Prompt ::
Omit pictures and quote the listing below line by line, from its start through the line that holds "import plotly.graph_objects as go".

Available data ::
- - - - -

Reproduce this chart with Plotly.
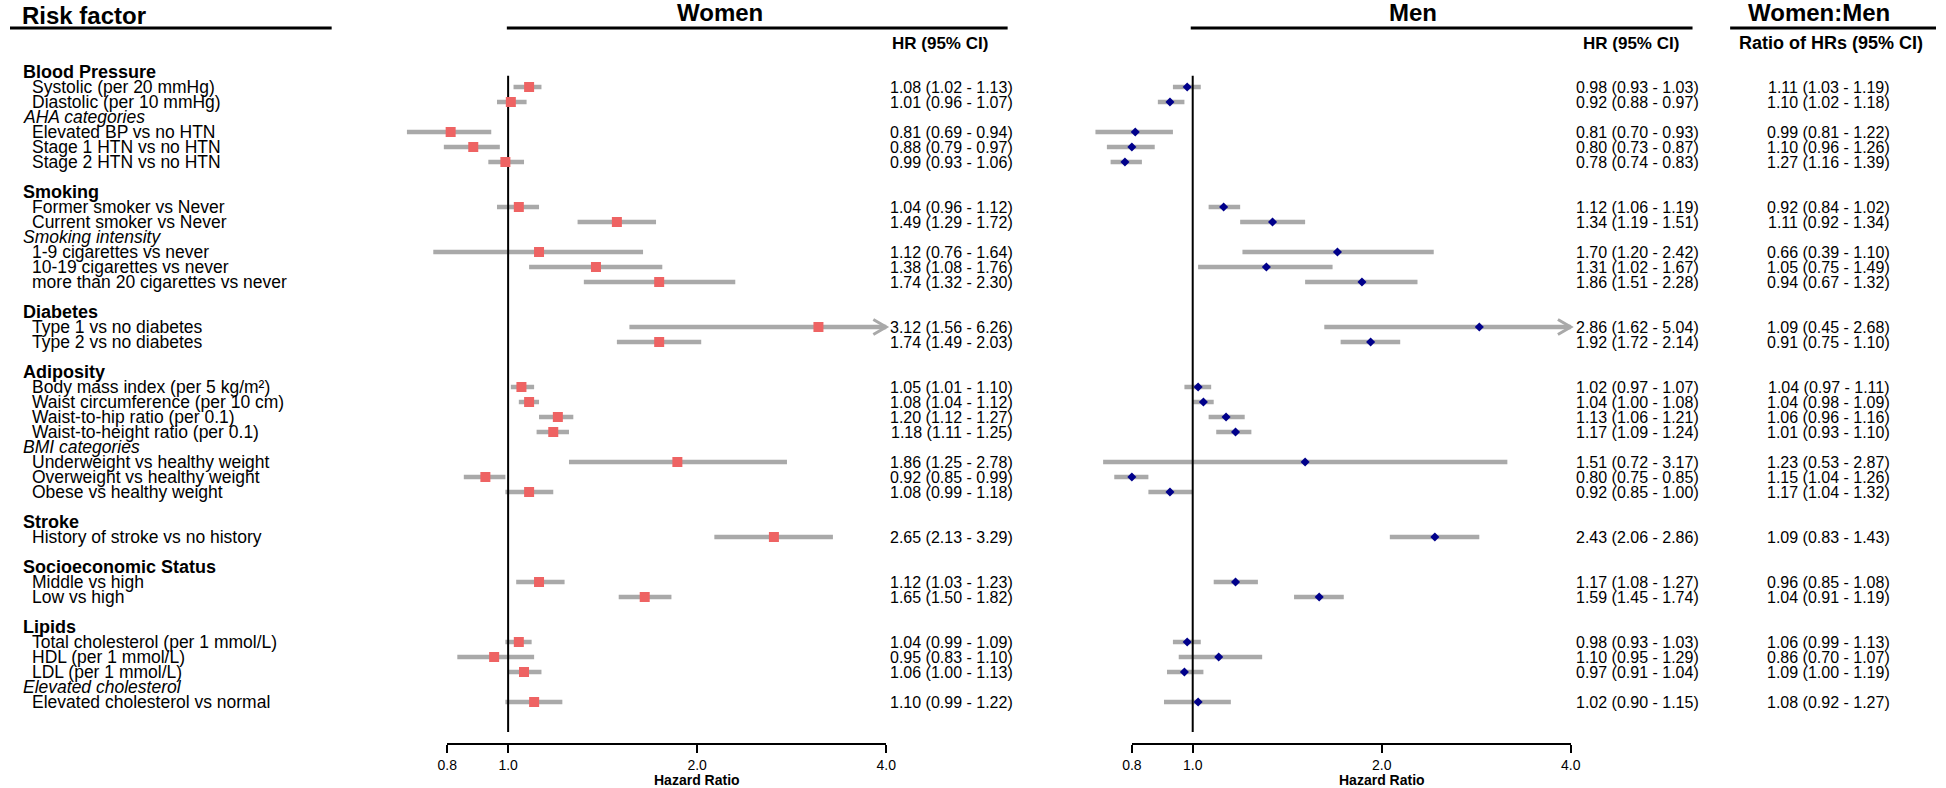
import math
import plotly.graph_objects as go

# ---------------- data ----------------
row_labels = [
    "Blood Pressure", "Systolic (per 20 mmHg)", "Diastolic (per 10 mmHg)", "AHA categories",
    "Elevated BP vs no HTN", "Stage 1 HTN vs no HTN", "Stage 2 HTN vs no HTN", "",
    "Smoking", "Former smoker vs Never", "Current smoker vs Never", "Smoking intensity",
    "1-9 cigarettes vs never", "10-19 cigarettes vs never", "more than 20 cigarettes vs never", "",
    "Diabetes", "Type 1 vs no diabetes", "Type 2 vs no diabetes", "",
    "Adiposity", "Body mass index (per 5 kg/m²)", "Waist circumference (per 10 cm)",
    "Waist-to-hip ratio (per 0.1)", "Waist-to-height ratio (per 0.1)", "BMI categories",
    "Underweight vs healthy weight", "Overweight vs healthy weight", "Obese vs healthy weight", "",
    "Stroke", "History of stroke vs no history", "",
    "Socioeconomic Status", "Middle vs high", "Low vs high", "",
    "Lipids", "Total cholesterol (per 1 mmol/L)", "HDL (per 1 mmol/L)", "LDL (per 1 mmol/L)",
    "Elevated cholesterol", "Elevated cholesterol vs normal",
]
row_kinds = ("g i i s i i i b g i i s i i i b g i i b g i i i i s i i i b "
             "g i b g i i b g i i i s i").split()

women_hr = [1.08, 1.01, 0.81, 0.88, 0.99, 1.04, 1.49, 1.12, 1.38, 1.74, 3.12, 1.74, 1.05,
            1.08, 1.20, 1.18, 1.86, 0.92, 1.08, 2.65, 1.12, 1.65, 1.04, 0.95, 1.06, 1.10]
women_lo = [1.02, 0.96, 0.69, 0.79, 0.93, 0.96, 1.29, 0.76, 1.08, 1.32, 1.56, 1.49, 1.01,
            1.04, 1.12, 1.11, 1.25, 0.85, 0.99, 2.13, 1.03, 1.50, 0.99, 0.83, 1.00, 0.99]
women_hi = [1.13, 1.07, 0.94, 0.97, 1.06, 1.12, 1.72, 1.64, 1.76, 2.30, 6.26, 2.03, 1.10,
            1.12, 1.27, 1.25, 2.78, 0.99, 1.18, 3.29, 1.23, 1.82, 1.09, 1.10, 1.13, 1.22]

men_hr = [0.98, 0.92, 0.81, 0.80, 0.78, 1.12, 1.34, 1.70, 1.31, 1.86, 2.86, 1.92, 1.02,
          1.04, 1.13, 1.17, 1.51, 0.80, 0.92, 2.43, 1.17, 1.59, 0.98, 1.10, 0.97, 1.02]
men_lo = [0.93, 0.88, 0.70, 0.73, 0.74, 1.06, 1.19, 1.20, 1.02, 1.51, 1.62, 1.72, 0.97,
          1.00, 1.06, 1.09, 0.72, 0.75, 0.85, 2.06, 1.08, 1.45, 0.93, 0.95, 0.91, 0.90]
men_hi = [1.03, 0.97, 0.93, 0.87, 0.83, 1.19, 1.51, 2.42, 1.67, 2.28, 5.04, 2.14, 1.07,
          1.08, 1.21, 1.24, 3.17, 0.85, 1.00, 2.86, 1.27, 1.74, 1.03, 1.29, 1.04, 1.15]

ratio_hr = [1.11, 1.10, 0.99, 1.10, 1.27, 0.92, 1.11, 0.66, 1.05, 0.94, 1.09, 0.91, 1.04,
            1.04, 1.06, 1.01, 1.23, 1.15, 1.17, 1.09, 0.96, 1.04, 1.06, 0.86, 1.09, 1.08]
ratio_lo = [1.03, 1.02, 0.81, 0.96, 1.16, 0.84, 0.92, 0.39, 0.75, 0.67, 0.45, 0.75, 0.97,
            0.98, 0.96, 0.93, 0.53, 1.04, 1.04, 0.83, 0.85, 0.91, 0.99, 0.70, 1.00, 0.92]
ratio_hi = [1.19, 1.18, 1.22, 1.26, 1.39, 1.02, 1.34, 1.10, 1.49, 1.32, 2.68, 1.10, 1.11,
            1.09, 1.16, 1.10, 2.87, 1.26, 1.32, 1.43, 1.08, 1.19, 1.13, 1.07, 1.19, 1.27]

tick_vals = [0.8, 1.0, 2.0, 4.0]
tick_text = ["0.8", "1.0", "2.0", "4.0"]
x_cap = 4.0

# ---------------- layout geometry (pixels) ----------------
W, H = 1946, 788
ROW0_PX, ROW_PX = 72, 15          # y pixel of first row, row spacing
PPD = 191.0                       # pixels per doubling on the HR axes
ONE_PX = {"w": 503.3, "m": 1195.0}  # x pixel of HR = 1.0
RANGE_LO, RANGE_HI = 0.6, 4.5
AXIS_Y_PX = 744

FONT = "Liberation Sans, Arial, sans-serif"
RED = "#EE6363"
NAVY = "#00008B"
GREY = "#A9A9A9"


def px(panel, v):
    return ONE_PX[panel] + math.log2(v) * PPD


def xfrac(p):
    return p / W


def yfrac(p):
    return 1 - p / H


item_rows = [i for i, k in enumerate(row_kinds) if k == "i"]

fig = go.Figure()


def add_panel(xa, panel, hr, lo, hi, color, symbol, size):
    xs, ys, ax_, ay_ = [], [], [], []
    for r, l, h in zip(item_rows, lo, hi):
        xs += [l, min(h, x_cap), None]
        ys += [r, r, None]
        if h > x_cap:
            back = x_cap / 2 ** (13 / PPD)
            ax_ += [back, x_cap, back, None]
            ay_ += [r - 0.5, r, r + 0.5, None]
    fig.add_trace(go.Scatter(x=xs, y=ys, xaxis=xa, yaxis="y", mode="lines",
                             line=dict(color=GREY, width=4.5), hoverinfo="skip",
                             showlegend=False))
    if ax_:
        fig.add_trace(go.Scatter(x=ax_, y=ay_, xaxis=xa, yaxis="y", mode="lines",
                                 line=dict(color=GREY, width=3), hoverinfo="skip",
                                 showlegend=False))
    fig.add_trace(go.Scatter(x=[1.0, 1.0], y=[0.25, 44], xaxis=xa, yaxis="y", mode="lines",
                             line=dict(color="black", width=2), hoverinfo="skip",
                             showlegend=False))
    fig.add_trace(go.Scatter(x=hr, y=item_rows, xaxis=xa, yaxis="y", mode="markers",
                             marker=dict(color=color, symbol=symbol, size=size,
                                         line=dict(width=0)),
                             showlegend=False))


add_panel("x", "w", women_hr, women_lo, women_hi, RED, "square", 10)
add_panel("x2", "m", men_hr, men_lo, men_hi, NAVY, "diamond", 7)

# invisible anchors for tick axes
fig.add_trace(go.Scatter(x=[0.8, 4.0], y=[0, 0], xaxis="x3", yaxis="y", mode="markers",
                         marker=dict(opacity=0), hoverinfo="skip", showlegend=False))
fig.add_trace(go.Scatter(x=[0.8, 4.0], y=[0, 0], xaxis="x4", yaxis="y", mode="markers",
                         marker=dict(opacity=0), hoverinfo="skip", showlegend=False))


def data_axis(panel):
    return dict(type="log", domain=[xfrac(px(panel, RANGE_LO)), xfrac(px(panel, RANGE_HI))],
                range=[math.log10(RANGE_LO), math.log10(RANGE_HI)], visible=False,
                anchor="y", fixedrange=True)


def tick_axis(panel):
    eps = 1e-6
    return dict(type="log", domain=[xfrac(px(panel, 0.8)), xfrac(px(panel, 4.0))],
                range=[math.log10(0.8) - eps, math.log10(4.0) + eps],
                anchor="free", position=(H - AXIS_Y_PX) / H,
                showline=True, linecolor="black", linewidth=2,
                ticks="outside", ticklen=8, tickwidth=2, tickcolor="black",
                tickvals=tick_vals, ticktext=tick_text,
                tickfont=dict(family=FONT, size=14, color="black"),
                showgrid=False, zeroline=False, fixedrange=True)


annotations = []


def txt(x, y, text, size, xanchor="left", xref="paper", yref="paper", color="black"):
    annotations.append(dict(x=x, y=y, xref=xref, yref=yref, text=text, showarrow=False,
                            xanchor=xanchor, yanchor="middle",
                            font=dict(family=FONT, size=size, color=color)))


# row labels
for i, (lab, k) in enumerate(zip(row_labels, row_kinds)):
    if k == "g":
        txt(xfrac(11), i, f"<b>{lab}</b>", 18, yref="y")
    elif k == "s":
        txt(xfrac(11), i, f"<i>{lab}</i>", 17.5, yref="y")
    elif k == "i":
        txt(xfrac(20), i, lab, 17.5, yref="y")

# value columns
for j, r in enumerate(item_rows):
    txt(xfrac(1015), r, f"{women_hr[j]:.2f} ({women_lo[j]:.2f} - {women_hi[j]:.2f})", 16,
        xanchor="right", yref="y")
    txt(xfrac(1709), r, f"{men_hr[j]:.2f} ({men_lo[j]:.2f} - {men_hi[j]:.2f})", 16,
        xanchor="right", yref="y")
    txt(xfrac(1902), r, f"{ratio_hr[j]:.2f} ({ratio_lo[j]:.2f} - {ratio_hi[j]:.2f})", 16,
        xanchor="right", yref="y")

# headers
txt(xfrac(10), yfrac(15), "<b>Risk factor</b>", 24)
txt(xfrac(717), yfrac(12), "<b>Women</b>", 24, xanchor="center")
txt(xfrac(1418), yfrac(12), "<b>Men</b>", 24, xanchor="center")
txt(xfrac(1828), yfrac(12), "<b>Women:Men</b>", 24, xanchor="center")
txt(xfrac(990), yfrac(43), "<b>HR (95% CI)</b>", 17, xanchor="right")
txt(xfrac(1688), yfrac(43), "<b>HR (95% CI)</b>", 17, xanchor="right")
txt(xfrac(1840), yfrac(43), "<b>Ratio of HRs (95% CI)</b>", 18, xanchor="center")

# axis titles
for xa in ("x3", "x4"):
    annotations.append(dict(x=math.log10(2.0), xref=xa, y=yfrac(780), yref="paper",
                            text="<b>Hazard Ratio</b>", showarrow=False, xanchor="center",
                            yanchor="middle", font=dict(family=FONT, size=14, color="black")))

shapes = []
for x0, x1 in [(0, 325), (502, 1008), (1193, 1700), (1738, 1946)]:
    shapes.append(dict(type="line", xref="paper", yref="paper", x0=xfrac(x0), x1=xfrac(x1),
                       y0=yfrac(28), y1=yfrac(28), line=dict(color="black", width=3)))

fig.update_layout(
    width=W, height=H, autosize=False,
    margin=dict(l=0, r=0, t=0, b=0, pad=0),
    paper_bgcolor="white", plot_bgcolor="rgba(0,0,0,0)",
    xaxis=data_axis("w"), xaxis2=data_axis("m"),
    xaxis3=tick_axis("w"), xaxis4=tick_axis("m"),
    yaxis=dict(domain=[0, 1], range=[(H - ROW0_PX) / ROW_PX, -ROW0_PX / ROW_PX],
               visible=False, fixedrange=True),
    annotations=annotations, shapes=shapes,
    showlegend=False,
)

fig.write_html("out.html", config={"displayModeBar": False},
               post_script="document.body.style.margin='0px';"
                           "document.body.style.overflow='hidden';")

- - - - -

Output of the exercise ::
Reproduce this chart with Plotly.
import math
import plotly.graph_objects as go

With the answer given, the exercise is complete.